A Pulmonary Embolus is a blocked artery in the lungs. The most common cause of the block is a blood clot.
A pulmonary embolus is most often caused by a blood clot that develops in a vein outside the lungs. The most common blood clot is one in a deep vein of the thigh or in the pelvis. This type of clot is called a deep vein thrombosis. The blood clot breaks off and travels to the lungs.
Less common causes include air bubbles, fat droplets, amniotic fluid or clumps of parasites or tumor cells.
You are more likely to get this condition if you or your family has a history of blood clots or certain clotting disorders.
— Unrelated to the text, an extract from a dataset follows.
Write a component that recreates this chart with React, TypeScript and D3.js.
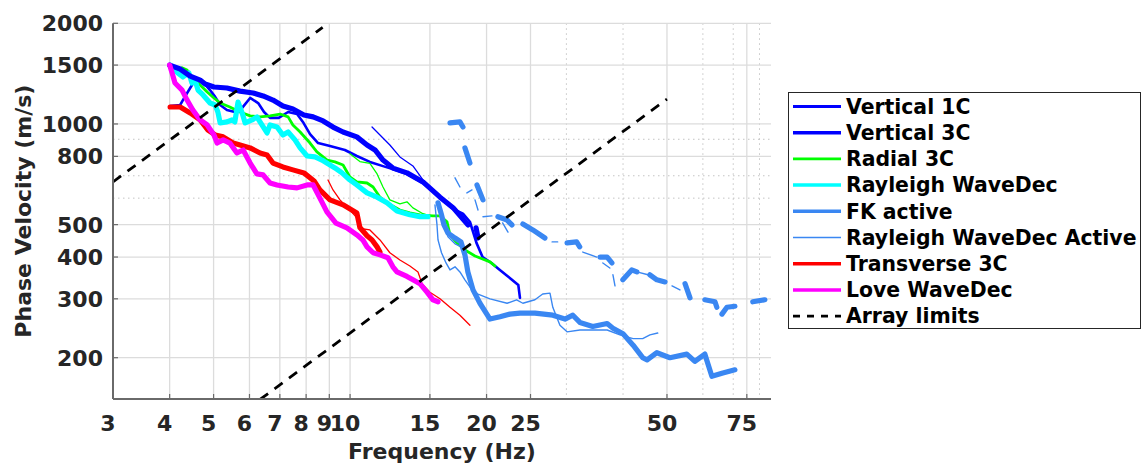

A pulmonary embolus may occur:
- After childbirth
- After a heart attack, heart surgery or a stroke
- After severe injuries, burns or fractures of the hips or thigh bone
- After surgery, most commonly bone, joint or brain surgery
- During or after a long plane or car ride
- If you have cancer
- If you take birth control pills or estrogen therapy
Disorders that may lead to blood clots include:
- Diseases of the immune system that make it harder for the blood to clot.
- Inherited disorders that make the blood more likely to clot.
Main symptoms of a pulmonary embolism include chest pain that may be:
- Under the breastbone or on one side
- Sharp or stabbing
- Burning, aching or a dull, heavy sensation
- Worse with deep breathing
You may bend over or hold your chest in response to the pain.